== SHORT PROBLEM ==
Copy every line of the data that contains the string "matplotlib".

== COLLECTED MATERIAL ==

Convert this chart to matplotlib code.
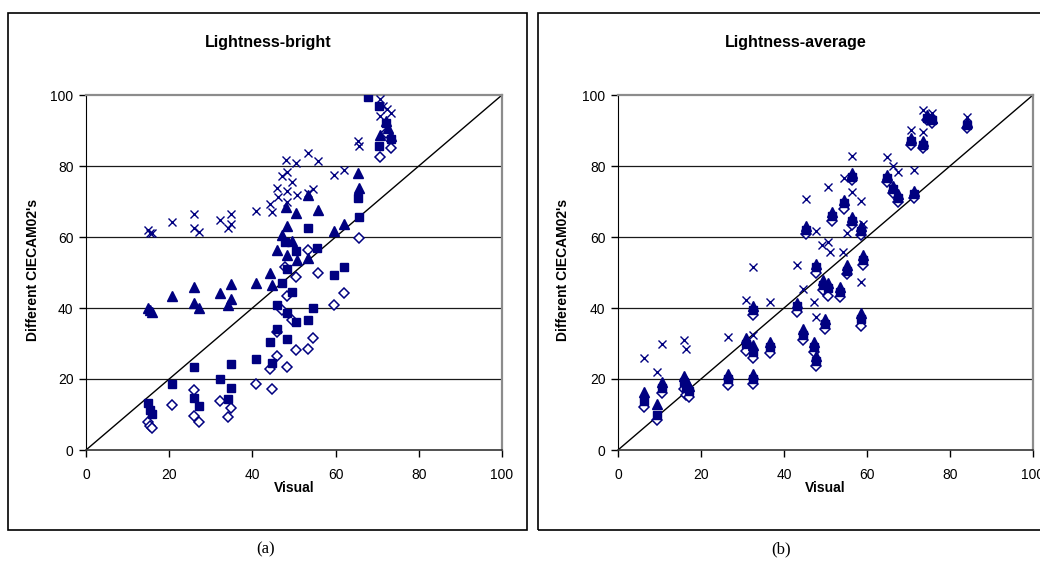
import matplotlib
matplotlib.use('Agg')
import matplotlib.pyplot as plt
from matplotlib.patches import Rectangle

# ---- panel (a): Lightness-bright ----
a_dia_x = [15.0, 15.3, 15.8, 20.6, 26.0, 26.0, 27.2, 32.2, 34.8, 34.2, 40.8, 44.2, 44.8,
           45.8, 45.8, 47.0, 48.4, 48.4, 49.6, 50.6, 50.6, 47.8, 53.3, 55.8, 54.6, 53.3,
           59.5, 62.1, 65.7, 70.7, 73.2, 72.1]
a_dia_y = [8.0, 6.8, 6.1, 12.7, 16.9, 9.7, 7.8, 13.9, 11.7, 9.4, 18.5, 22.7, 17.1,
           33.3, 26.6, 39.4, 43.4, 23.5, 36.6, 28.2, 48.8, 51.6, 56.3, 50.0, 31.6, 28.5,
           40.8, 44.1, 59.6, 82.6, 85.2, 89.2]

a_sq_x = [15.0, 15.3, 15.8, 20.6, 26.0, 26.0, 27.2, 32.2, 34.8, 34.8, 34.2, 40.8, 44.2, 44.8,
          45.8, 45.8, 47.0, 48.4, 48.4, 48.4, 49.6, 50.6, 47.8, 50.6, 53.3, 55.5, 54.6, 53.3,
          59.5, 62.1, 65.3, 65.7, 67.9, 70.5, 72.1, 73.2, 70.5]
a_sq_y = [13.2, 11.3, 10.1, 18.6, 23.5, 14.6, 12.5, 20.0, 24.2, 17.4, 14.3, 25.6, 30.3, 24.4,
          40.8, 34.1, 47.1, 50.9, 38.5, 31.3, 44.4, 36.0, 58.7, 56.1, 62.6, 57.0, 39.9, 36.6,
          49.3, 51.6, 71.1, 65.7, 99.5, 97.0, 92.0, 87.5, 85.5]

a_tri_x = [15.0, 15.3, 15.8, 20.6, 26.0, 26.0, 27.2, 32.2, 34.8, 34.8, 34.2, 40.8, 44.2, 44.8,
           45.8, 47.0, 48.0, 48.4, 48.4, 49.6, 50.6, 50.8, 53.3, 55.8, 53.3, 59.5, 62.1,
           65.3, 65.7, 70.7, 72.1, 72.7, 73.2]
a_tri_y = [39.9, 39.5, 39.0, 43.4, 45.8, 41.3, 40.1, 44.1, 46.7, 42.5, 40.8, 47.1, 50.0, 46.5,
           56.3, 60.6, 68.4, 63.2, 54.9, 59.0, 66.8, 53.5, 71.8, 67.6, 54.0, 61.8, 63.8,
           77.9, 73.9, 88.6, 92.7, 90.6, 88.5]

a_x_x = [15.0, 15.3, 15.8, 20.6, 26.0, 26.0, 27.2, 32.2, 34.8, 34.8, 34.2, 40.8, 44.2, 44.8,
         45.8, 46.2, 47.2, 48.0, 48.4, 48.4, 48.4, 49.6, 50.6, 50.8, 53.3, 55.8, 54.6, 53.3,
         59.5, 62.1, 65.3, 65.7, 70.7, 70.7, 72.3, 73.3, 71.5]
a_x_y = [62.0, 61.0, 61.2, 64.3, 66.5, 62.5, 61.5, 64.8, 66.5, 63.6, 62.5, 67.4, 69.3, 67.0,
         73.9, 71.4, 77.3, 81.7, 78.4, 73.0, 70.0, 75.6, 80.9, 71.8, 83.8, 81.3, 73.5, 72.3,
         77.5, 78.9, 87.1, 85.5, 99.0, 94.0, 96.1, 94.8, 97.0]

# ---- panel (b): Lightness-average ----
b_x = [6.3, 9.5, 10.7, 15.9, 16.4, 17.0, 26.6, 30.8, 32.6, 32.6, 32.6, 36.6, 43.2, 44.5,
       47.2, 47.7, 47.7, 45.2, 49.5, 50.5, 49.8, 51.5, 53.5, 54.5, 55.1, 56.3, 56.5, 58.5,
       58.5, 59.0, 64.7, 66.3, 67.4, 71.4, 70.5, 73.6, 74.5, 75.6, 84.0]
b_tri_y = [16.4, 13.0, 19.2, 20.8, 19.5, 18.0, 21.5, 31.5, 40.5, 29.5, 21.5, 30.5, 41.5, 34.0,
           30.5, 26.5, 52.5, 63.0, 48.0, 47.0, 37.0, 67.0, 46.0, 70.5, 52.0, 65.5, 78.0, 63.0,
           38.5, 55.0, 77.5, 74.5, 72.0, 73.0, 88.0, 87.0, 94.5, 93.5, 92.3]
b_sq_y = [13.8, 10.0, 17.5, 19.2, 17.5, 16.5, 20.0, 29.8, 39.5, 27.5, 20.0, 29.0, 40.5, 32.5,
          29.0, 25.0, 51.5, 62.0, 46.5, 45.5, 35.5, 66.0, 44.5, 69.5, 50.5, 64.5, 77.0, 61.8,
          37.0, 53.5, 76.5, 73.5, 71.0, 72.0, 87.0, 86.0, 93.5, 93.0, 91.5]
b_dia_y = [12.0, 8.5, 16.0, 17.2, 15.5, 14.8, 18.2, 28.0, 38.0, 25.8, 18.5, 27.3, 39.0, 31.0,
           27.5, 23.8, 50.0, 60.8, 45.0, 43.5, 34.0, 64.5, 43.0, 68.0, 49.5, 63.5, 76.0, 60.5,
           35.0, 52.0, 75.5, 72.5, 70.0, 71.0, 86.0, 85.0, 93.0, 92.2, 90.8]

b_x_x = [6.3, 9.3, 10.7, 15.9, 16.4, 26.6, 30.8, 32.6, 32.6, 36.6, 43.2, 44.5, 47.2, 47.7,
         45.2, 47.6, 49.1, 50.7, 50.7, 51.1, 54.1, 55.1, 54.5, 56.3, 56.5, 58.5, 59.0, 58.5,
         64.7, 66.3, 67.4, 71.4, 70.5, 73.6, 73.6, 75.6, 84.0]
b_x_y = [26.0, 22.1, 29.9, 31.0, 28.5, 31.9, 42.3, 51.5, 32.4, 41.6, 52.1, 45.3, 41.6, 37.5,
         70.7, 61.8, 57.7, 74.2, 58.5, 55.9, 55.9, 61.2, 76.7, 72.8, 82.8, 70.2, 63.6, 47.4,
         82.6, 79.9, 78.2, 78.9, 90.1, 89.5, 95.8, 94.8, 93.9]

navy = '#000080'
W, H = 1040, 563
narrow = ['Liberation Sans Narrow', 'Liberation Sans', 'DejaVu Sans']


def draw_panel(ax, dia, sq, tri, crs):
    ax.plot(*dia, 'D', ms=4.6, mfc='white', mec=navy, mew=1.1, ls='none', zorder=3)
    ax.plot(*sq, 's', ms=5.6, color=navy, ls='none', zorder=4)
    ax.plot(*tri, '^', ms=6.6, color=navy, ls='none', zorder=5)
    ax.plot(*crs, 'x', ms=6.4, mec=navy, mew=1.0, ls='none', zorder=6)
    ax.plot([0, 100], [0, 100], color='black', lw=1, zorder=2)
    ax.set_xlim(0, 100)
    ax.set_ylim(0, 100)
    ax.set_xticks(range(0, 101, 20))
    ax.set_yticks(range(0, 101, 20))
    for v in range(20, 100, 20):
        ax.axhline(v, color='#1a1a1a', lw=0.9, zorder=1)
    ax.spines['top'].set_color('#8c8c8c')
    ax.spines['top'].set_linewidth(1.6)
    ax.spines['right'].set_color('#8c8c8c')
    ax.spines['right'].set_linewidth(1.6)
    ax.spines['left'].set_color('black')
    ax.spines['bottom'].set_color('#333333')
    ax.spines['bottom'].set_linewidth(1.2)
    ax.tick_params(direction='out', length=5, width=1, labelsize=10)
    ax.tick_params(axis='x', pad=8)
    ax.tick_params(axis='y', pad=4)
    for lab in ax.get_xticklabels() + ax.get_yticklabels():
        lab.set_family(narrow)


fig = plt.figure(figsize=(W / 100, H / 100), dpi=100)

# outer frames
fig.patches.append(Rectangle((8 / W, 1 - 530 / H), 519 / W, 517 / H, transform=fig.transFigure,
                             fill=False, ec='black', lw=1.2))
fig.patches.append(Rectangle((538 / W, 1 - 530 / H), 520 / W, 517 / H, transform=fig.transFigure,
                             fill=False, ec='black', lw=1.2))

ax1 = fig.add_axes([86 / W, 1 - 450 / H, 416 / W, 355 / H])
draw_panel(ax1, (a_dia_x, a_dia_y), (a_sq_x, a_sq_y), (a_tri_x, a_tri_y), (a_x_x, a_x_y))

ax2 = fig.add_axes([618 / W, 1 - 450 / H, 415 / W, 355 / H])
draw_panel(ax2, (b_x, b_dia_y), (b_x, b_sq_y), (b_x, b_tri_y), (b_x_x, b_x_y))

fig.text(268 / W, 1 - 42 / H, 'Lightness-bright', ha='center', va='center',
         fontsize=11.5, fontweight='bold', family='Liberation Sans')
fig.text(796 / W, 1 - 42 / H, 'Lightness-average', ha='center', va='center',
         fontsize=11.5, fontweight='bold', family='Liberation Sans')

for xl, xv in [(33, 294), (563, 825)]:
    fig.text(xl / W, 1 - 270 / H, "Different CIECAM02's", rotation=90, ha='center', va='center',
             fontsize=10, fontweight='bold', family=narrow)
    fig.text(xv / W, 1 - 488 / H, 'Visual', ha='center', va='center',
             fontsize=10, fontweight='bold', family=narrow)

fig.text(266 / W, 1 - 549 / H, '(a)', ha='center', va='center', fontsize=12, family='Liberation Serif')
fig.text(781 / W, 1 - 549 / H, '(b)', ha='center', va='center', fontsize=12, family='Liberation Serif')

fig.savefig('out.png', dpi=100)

== TASK OUTPUT ==
Convert this chart to matplotlib code.
import matplotlib
matplotlib.use('Agg')
import matplotlib.pyplot as plt
from matplotlib.patches import Rectangle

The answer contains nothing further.